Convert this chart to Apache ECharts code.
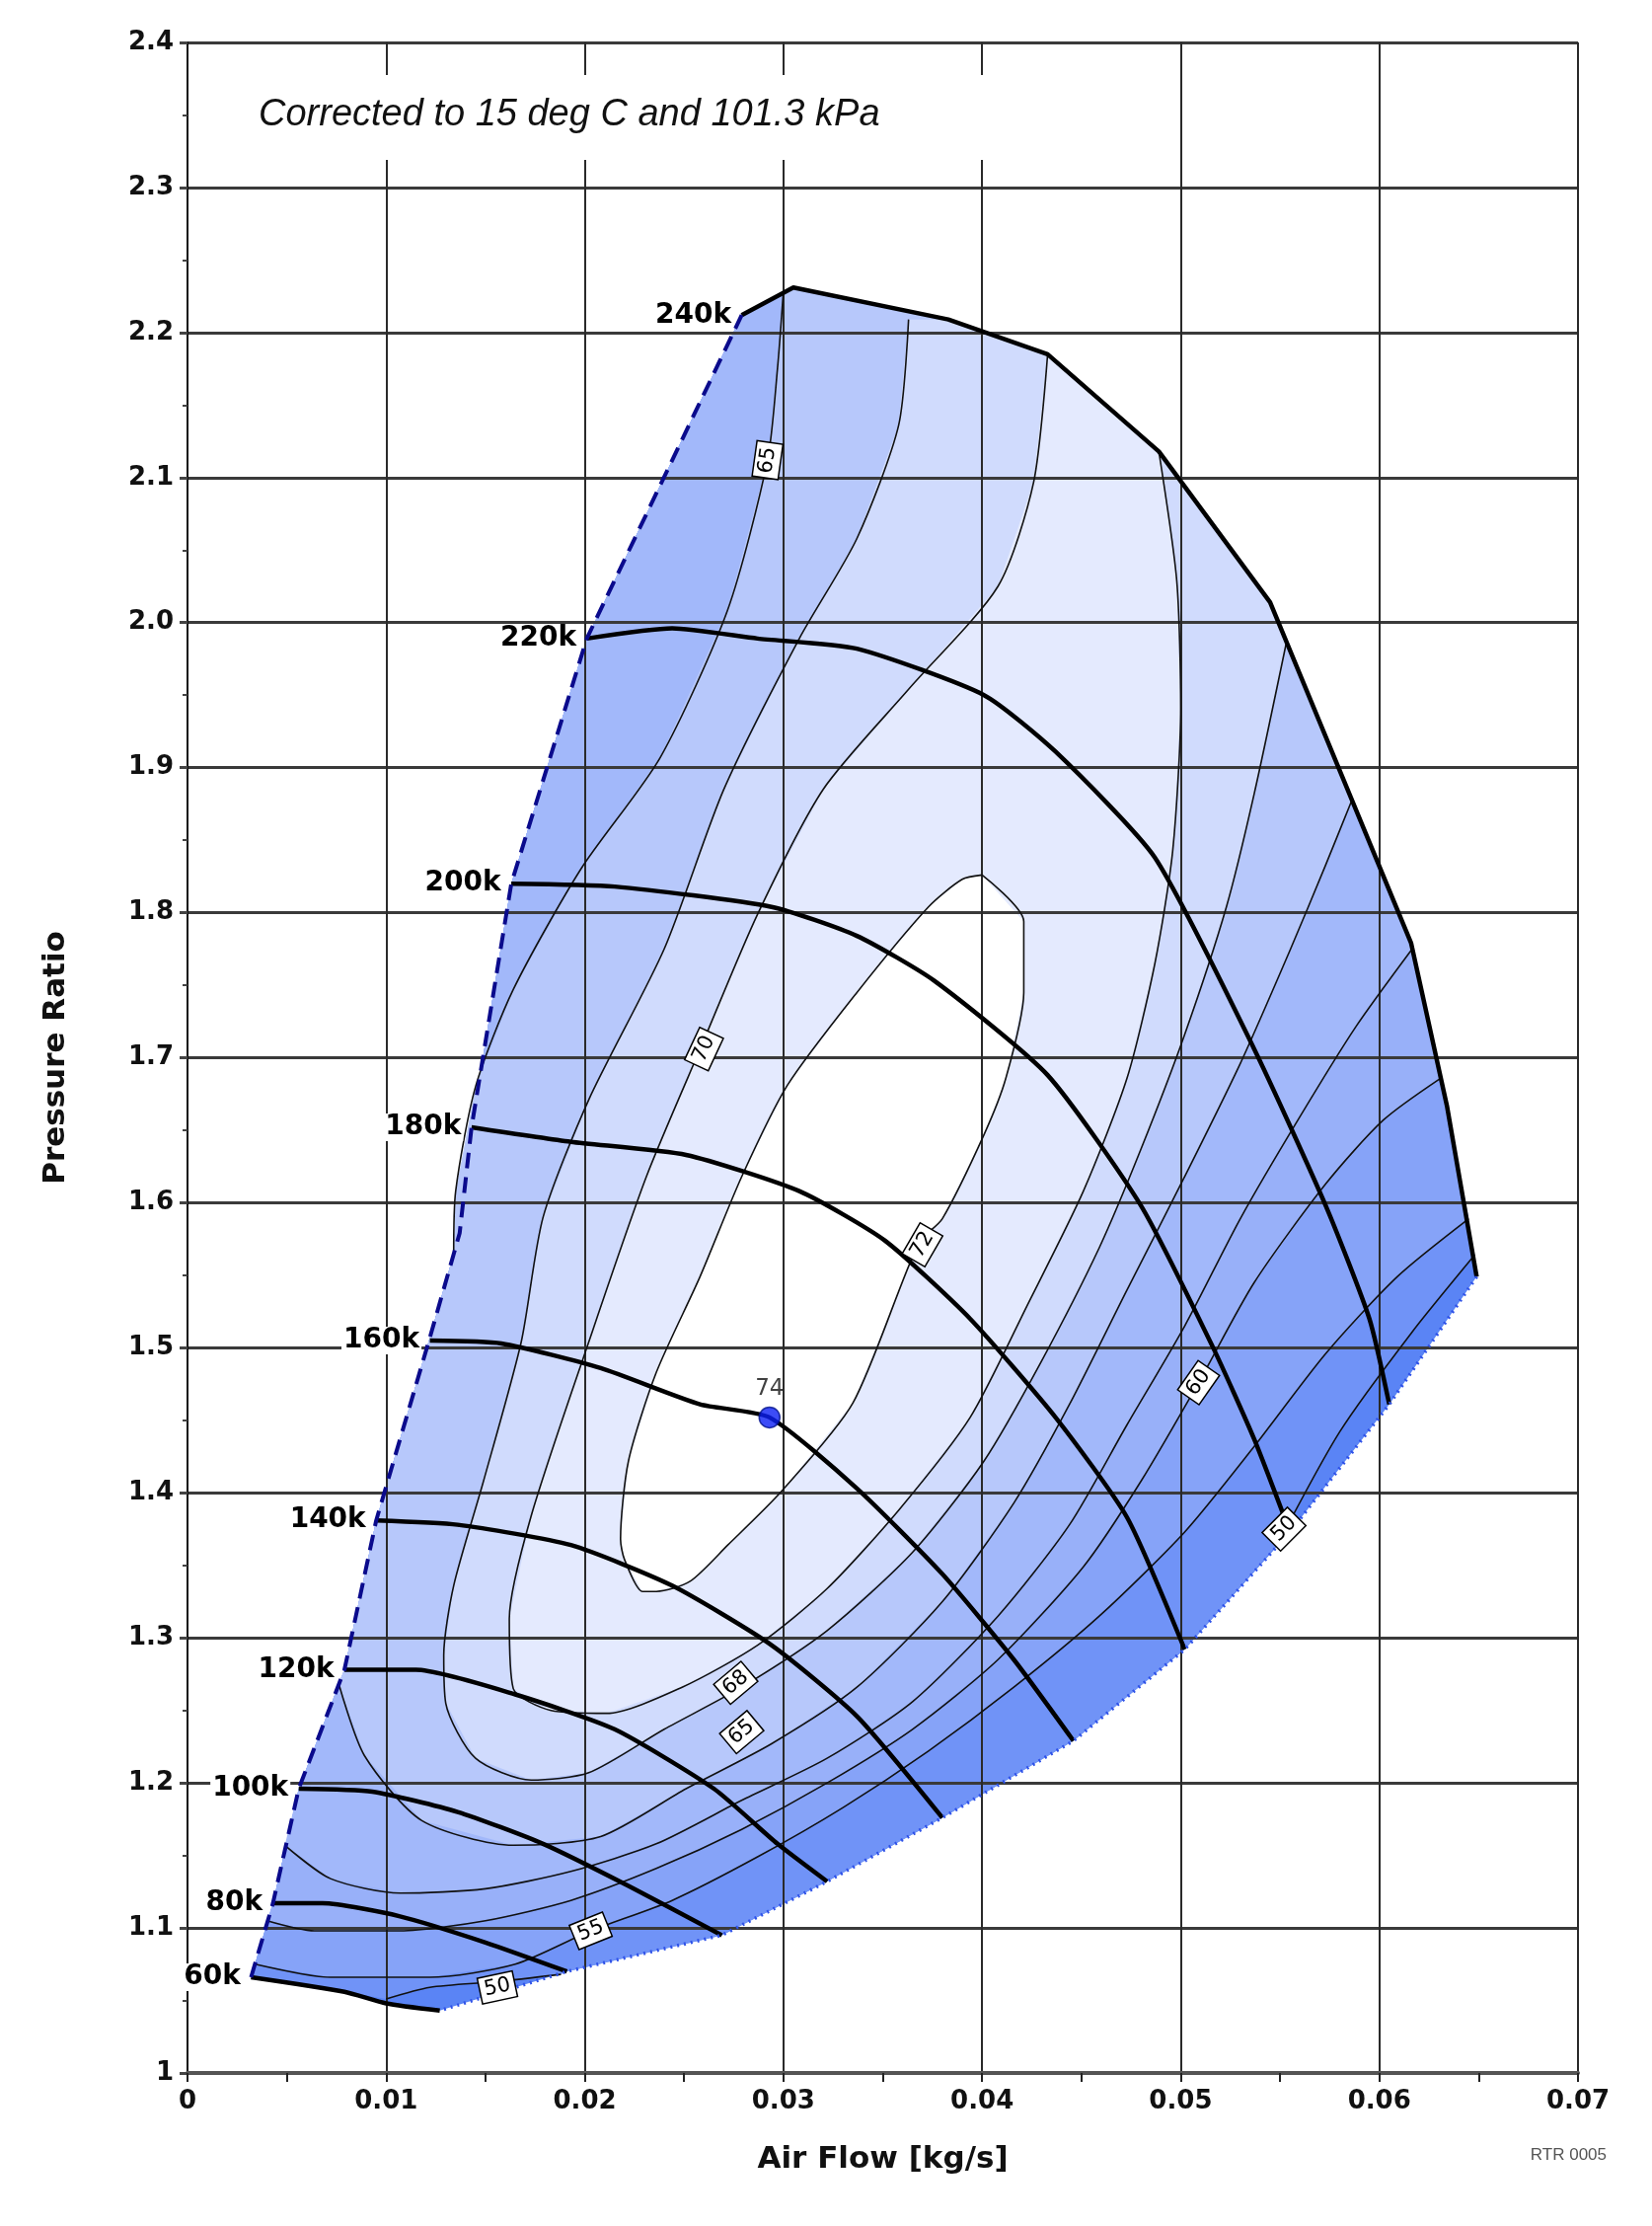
<!DOCTYPE html>
<html><head><meta charset="utf-8">
<script src="https://cdn.jsdelivr.net/npm/echarts@6/dist/echarts.min.js"></script>
<style>html,body{margin:0;padding:0;background:#fff}#c{width:1674px;height:2255px}</style>
</head><body><div id="c"></div>
<script>
// ---------- axis ticks ----------
const xTicks = [0, 0.01, 0.02, 0.03, 0.04, 0.05, 0.06, 0.07];
const yTicks = [1, 1.1, 1.2, 1.3, 1.4, 1.5, 1.6, 1.7, 1.8, 1.9, 2.0, 2.1, 2.2, 2.3, 2.4];

// ---------- map boundary ----------
const surge = [[.0032,1.066],[.0043,1.117],[.0056,1.196],[.0079,1.278],[.0095,1.381],[.0122,1.507],[.0137,1.579],[.0143,1.652],[.0163,1.820],[.0201,1.989],[.0279,2.212]];
const topRight = [[.0279,2.212],[.0305,2.231],[.0383,2.209],[.0433,2.185],[.0489,2.118],[.0545,2.014],[.0616,1.779],[.0634,1.667],[.0649,1.549]];
const choke = [[.0649,1.549],[.0605,1.461],[.0555,1.373],[.0502,1.292],[.0446,1.229],[.0380,1.176],[.0322,1.132],[.0269,1.095],[.0191,1.070],[.0127,1.043]];

// ---------- speed lines ----------
const speed60k  = [[.0032,1.066],[.0079,1.056],[.0100,1.048],[.0127,1.043]];
const speed80k  = [[.0043,1.117],[.0068,1.117],[.0107,1.108],[.0150,1.090],[.0191,1.070]];
const speed100k = [[.0056,1.196],[.0093,1.194],[.0136,1.180],[.0179,1.158],[.0222,1.129],[.0269,1.095]];
const speed120k = [[.0079,1.278],[.0115,1.278],[.0165,1.261],[.0215,1.237],[.0265,1.196],[.0297,1.158],[.0322,1.132]];
const speed140k = [[.0095,1.381],[.0136,1.378],[.0193,1.364],[.0244,1.336],[.0294,1.295],[.0337,1.246],[.0380,1.176]];
const speed160k = [[.0122,1.505],[.0158,1.503],[.0208,1.486],[.0258,1.461],[.0293,1.452],[.0337,1.403],[.0380,1.344],[.0416,1.285],[.0446,1.229]];
const speed180k = [[.0143,1.652],[.0193,1.642],[.0251,1.633],[.0308,1.608],[.0351,1.574],[.0394,1.520],[.0437,1.452],[.0473,1.383],[.0502,1.292]];
const speed200k = [[.0163,1.820],[.0215,1.818],[.0294,1.804],[.0337,1.784],[.0376,1.753],[.0433,1.688],[.0480,1.598],[.0516,1.501],[.0537,1.437],[.0555,1.373]];
const speed220k = [[.0201,1.989],[.0244,1.996],[.0287,1.989],[.0337,1.982],[.0401,1.950],[.0437,1.911],[.0487,1.838],[.0537,1.706],[.0573,1.598],[.0595,1.520],[.0605,1.461]];
const speedNames = ['60k','80k','100k','120k','140k','160k','180k','200k','220k','240k'];

// ---------- efficiency contours ----------
const eff72 = [[.0400,1.826],[.0421,1.794],[.0421,1.745],[.0412,1.686],[.0401,1.647],[.0380,1.589],[.0368,1.572],[.0335,1.462],[.0299,1.401],[.0272,1.364],[.0253,1.339],[.0236,1.332],[.0229,1.332],[.0220,1.354],[.0218,1.368],[.0222,1.422],[.0236,1.483],[.0258,1.549],[.0279,1.618],[.0302,1.681],[.0337,1.745],[.0373,1.804],[.0390,1.823],[.0400,1.826]];
const eff70 = [[.0433,2.185],[.0426,2.097],[.0408,2.025],[.0363,1.954],[.0320,1.885],[.0287,1.799],[.0259,1.709],[.0231,1.618],[.0202,1.504],[.0173,1.384],[.0162,1.313],[.0164,1.265],[.0183,1.250],[.0211,1.248],[.0249,1.266],[.0287,1.295],[.0322,1.334],[.0358,1.388],[.0394,1.452],[.0423,1.530],[.0451,1.608],[.0473,1.686],[.0487,1.765],[.0496,1.843],[.0500,1.941],[.0498,2.029],[.0489,2.118]];
const eff68 = [[.0363,2.209],[.0358,2.136],[.0337,2.058],[.0308,1.989],[.0270,1.885],[.0240,1.775],[.0202,1.671],[.0179,1.590],[.0168,1.504],[.0149,1.408],[.0134,1.336],[.0129,1.288],[.0130,1.255],[.0145,1.217],[.0173,1.202],[.0202,1.207],[.0240,1.237],[.0279,1.266],[.0322,1.305],[.0365,1.359],[.0401,1.422],[.0430,1.491],[.0459,1.569],[.0480,1.637],[.0502,1.716],[.0523,1.804],[.0537,1.882],[.0553,1.985]];
const eff65a = [[.0300,2.229],[.0297,2.175],[.0292,2.112],[.0272,2.009],[.0238,1.907],[.0198,1.830],[.0164,1.747],[.0145,1.680],[.0135,1.608],[.0134,1.564]];
const eff65b = [[.0076,1.269],[.0089,1.219],[.0118,1.174],[.0164,1.157],[.0208,1.163],[.0251,1.196],[.0294,1.227],[.0337,1.266],[.0380,1.325],[.0416,1.393],[.0444,1.461],[.0473,1.540],[.0502,1.618],[.0530,1.696],[.0555,1.774],[.0573,1.833],[.0586,1.877]];
const eff62 = [[.0049,1.157],[.0072,1.134],[.0107,1.124],[.0150,1.127],[.0193,1.139],[.0236,1.158],[.0279,1.188],[.0322,1.217],[.0365,1.256],[.0408,1.315],[.0444,1.378],[.0473,1.447],[.0502,1.515],[.0530,1.589],[.0559,1.657],[.0588,1.721],[.0616,1.774]];
const eff60 = [[.0040,1.105],[.0064,1.098],[.0107,1.098],[.0150,1.105],[.0193,1.119],[.0236,1.141],[.0279,1.168],[.0322,1.200],[.0365,1.237],[.0408,1.285],[.0451,1.349],[.0480,1.408],[.0509,1.476],[.0537,1.545],[.0573,1.613],[.0602,1.657],[.0631,1.686]];
const eff55 = [[.0034,1.075],[.0072,1.066],[.0122,1.066],[.0165,1.075],[.0203,1.098],[.0244,1.119],[.0287,1.149],[.0330,1.183],[.0373,1.222],[.0416,1.266],[.0459,1.315],[.0502,1.373],[.0537,1.432],[.0573,1.496],[.0609,1.549],[.0645,1.589]];
const eff50L = [[.0100,1.051],[.0122,1.059],[.0156,1.063],[.0188,1.068]];
const eff50R = [[.0648,1.564],[.0616,1.510],[.0580,1.442],[.0549,1.365]];

// contour labels: [x, y, text, angle]
const effLabels = [[.0292,2.112,'65',82],[.0260,1.706,'70',65],[.0370,1.571,'72',60],[.0509,1.476,'60',55],[.0552,1.375,'50',45],[.0276,1.269,'68',40],[.0279,1.235,'65',40],[.0203,1.098,'55',22],[.0156,1.059,'50',12]];
const peakPoint = [[.0293,1.452]];
const peakLabel = '74';

// ---------- fill polygons ----------
const rev = a => a.slice().reverse();
const topRightRev = rev(topRight);
const surgeRev = rev(surge);
const boundaryAll = surge.concat(topRight.slice(1), choke.slice(1), rev(speed60k).slice(1, -1));
const poly50 = surge.concat(topRight.slice(1).filter(p => p[1] > 1.564), eff50R, choke.filter(p => p[0] < .0549 && p[0] > .0188), rev(eff50L), speed60k.filter(p => p[0] < .0100).reverse());
const poly55 = eff55.concat(topRightRev.filter(p => p[1] > 1.589), surgeRev.slice(1).filter(p => p[1] > 1.075));
const poly60 = eff60.concat(topRightRev.filter(p => p[1] > 1.686), surgeRev.slice(1).filter(p => p[1] > 1.105));
const poly62 = eff62.concat(topRightRev.filter(p => p[1] > 1.779), surgeRev.slice(1).filter(p => p[1] > 1.157));
const poly65 = eff65b.concat(topRightRev.filter(p => p[1] > 1.877 && p[0] > .0300), eff65a, surgeRev.filter(p => p[1] < 1.564 && p[1] > 1.269));
const poly68 = eff68.concat(topRightRev.filter(p => p[1] > 1.985 && p[0] < .0553 && p[0] > .0363));
const poly70 = eff70.slice();
const poly72 = eff72.slice();

const fills = [
  [boundaryAll, '#5a84f5'], [poly50, '#7093f7'], [poly55, '#86a3f8'], [poly60, '#98b0f9'],
  [poly62, '#a2b8fa'], [poly65, '#b7c8fb'], [poly68, '#d0dbfd'], [poly70, '#e4eafe'], [poly72, '#ffffff']
];

const chart = echarts.init(document.getElementById('c'));
const series = [];
fills.forEach(([pts, col]) => {
  series.push({
    type: 'custom', z: 1, silent: true, data: [[0, 1]],
    renderItem: (params, api) => ({
      type: 'polygon',
      shape: { points: pts.map(p => api.coord(p)) },
      style: { fill: col, stroke: null }
    })
  });
});
const thin = (d) => ({ type: 'line', data: d, z: 5, smooth: 0.25, symbol: 'none', silent: true, lineStyle: { color: '#111', width: 1.6 } });
[eff72, eff70, eff68, eff65a, eff65b, eff62, eff60, eff55, eff50L, eff50R].forEach(d => series.push(thin(d)));
const speedArrays = [speed60k, speed80k, speed100k, speed120k, speed140k, speed160k, speed180k, speed200k, speed220k];
speedArrays.forEach(d => series.push({ type: 'line', data: d, z: 6, smooth: 0.2, symbol: 'none', silent: true, lineStyle: { color: '#000', width: 4.5 } }));
series.push({ type: 'line', data: topRight, z: 6, symbol: 'none', silent: true, lineStyle: { color: '#000', width: 4.5, join: 'round' } });
series.push({ type: 'line', data: surge, z: 7, symbol: 'none', silent: true, lineStyle: { color: '#0a0a8c', width: 4, type: [16, 9] } });
series.push({ type: 'line', data: choke, z: 7, symbol: 'none', silent: true, lineStyle: { color: '#2f52e8', width: 3.5, type: [2, 5] } });
// speed labels
const speedStarts = speedArrays.map(a => a[0]).concat([surge[surge.length - 1]]);
series.push({
  type: 'scatter', z: 8, symbolSize: 1, silent: true, itemStyle: { opacity: 0 },
  data: speedStarts.map((p, i) => ({ value: p, label: { formatter: speedNames[i] } })),
  label: { show: true, position: 'left', distance: 8, fontFamily: 'DejaVu Sans', fontWeight: 'bold', fontSize: 28, color: '#000', opacity: 1, backgroundColor: '#fff', padding: [0, 2] }
});
// contour labels
series.push({
  type: 'scatter', z: 9, symbolSize: 1, silent: true, itemStyle: { opacity: 0 },
  data: effLabels.map(l => ({ value: [l[0], l[1]], label: { formatter: l[2], rotate: l[3] } })),
  label: { show: true, position: 'inside', fontFamily: 'DejaVu Sans', fontSize: 21, color: '#000', opacity: 1, backgroundColor: '#fff', borderColor: '#000', borderWidth: 1.5, padding: [2, 4] }
});
// peak
series.push({
  type: 'scatter', z: 10, symbol: 'circle', symbolSize: 21, silent: true, data: peakPoint,
  itemStyle: { color: '#0b1ff5', borderColor: '#00108a', borderWidth: 1.5 },
  label: { show: true, position: 'top', distance: 6, formatter: peakLabel, fontFamily: 'DejaVu Sans', fontSize: 23, color: '#111' }
});

chart.setOption({
  animation: false,
  backgroundColor: '#fff',
  grid: { left: 190, right: 75, top: 43, bottom: 155 },
  xAxis: {
    type: 'value', min: xTicks[0], max: xTicks[xTicks.length - 1], interval: 0.01, z: 3,
    name: 'Air Flow [kg/s]', nameLocation: 'middle', nameGap: 72,
    nameTextStyle: { fontFamily: 'DejaVu Sans', fontWeight: 'bold', fontSize: 31, color: '#111' },
    axisLine: { show: true, lineStyle: { color: '#555', width: 4 } },
    axisTick: { show: true, length: 9, inside: false, lineStyle: { color: '#222', width: 2 } },
    minorTick: { show: true, splitNumber: 2, length: 9, lineStyle: { color: '#222', width: 2 } },
    axisLabel: { margin: 16, fontFamily: 'DejaVu Sans', fontWeight: 'bold', fontSize: 26, color: '#111',
      formatter: v => (Math.round(v * 100) / 100).toString() },
    splitLine: { show: true, lineStyle: { color: '#2a2a2a', width: 2 } }
  },
  yAxis: {
    type: 'value', min: yTicks[0], max: yTicks[yTicks.length - 1], interval: 0.1, z: 3,
    name: 'Pressure Ratio', nameLocation: 'middle', nameGap: 118,
    nameTextStyle: { fontFamily: 'DejaVu Sans', fontWeight: 'bold', fontSize: 31, color: '#111' },
    axisLine: { show: true, lineStyle: { color: '#111', width: 2 } },
    axisTick: { show: true, length: 8, lineStyle: { color: '#444', width: 3 } },
    minorTick: { show: true, splitNumber: 2, length: 5, lineStyle: { color: '#444', width: 2 } },
    axisLabel: { margin: 14, fontFamily: 'DejaVu Sans', fontWeight: 'bold', fontSize: 26, color: '#111',
      formatter: v => Math.abs(v - 1) < 1e-9 ? '1' : v.toFixed(1) },
    splitLine: { show: true, lineStyle: { color: '#3a3a3a', width: 3 } }
  },
  graphic: [
    { type: 'rect', z: 50, shape: { x: 193, y: 76, width: 900, height: 86 }, style: { fill: '#fff' } },
    { type: 'text', z: 51, x: 262, y: 116, style: { text: 'Corrected to 15 deg C and 101.3 kPa', font: 'italic 38px "Liberation Sans"', fill: '#111', textVerticalAlign: 'middle' } },
    { type: 'text', z: 51, x: 1628, y: 2183, style: { text: 'RTR 0005', font: '17px "Liberation Sans"', fill: '#555', textAlign: 'right', textVerticalAlign: 'middle' } }
  ],
  series
});
</script></body></html>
---*---
Without any pictures, reproduce the lines from the first one in the material through the line that has "2.2, 2.3, 2.4];", exactly as they appear.

Convert this chart to Apache ECharts code.
<!DOCTYPE html>
<html><head><meta charset="utf-8">
<script src="https://cdn.jsdelivr.net/npm/echarts@6/dist/echarts.min.js"></script>
<style>html,body{margin:0;padding:0;background:#fff}#c{width:1674px;height:2255px}</style>
</head><body><div id="c"></div>
<script>
// ---------- axis ticks ----------
const xTicks = [0, 0.01, 0.02, 0.03, 0.04, 0.05, 0.06, 0.07];
const yTicks = [1, 1.1, 1.2, 1.3, 1.4, 1.5, 1.6, 1.7, 1.8, 1.9, 2.0, 2.1, 2.2, 2.3, 2.4];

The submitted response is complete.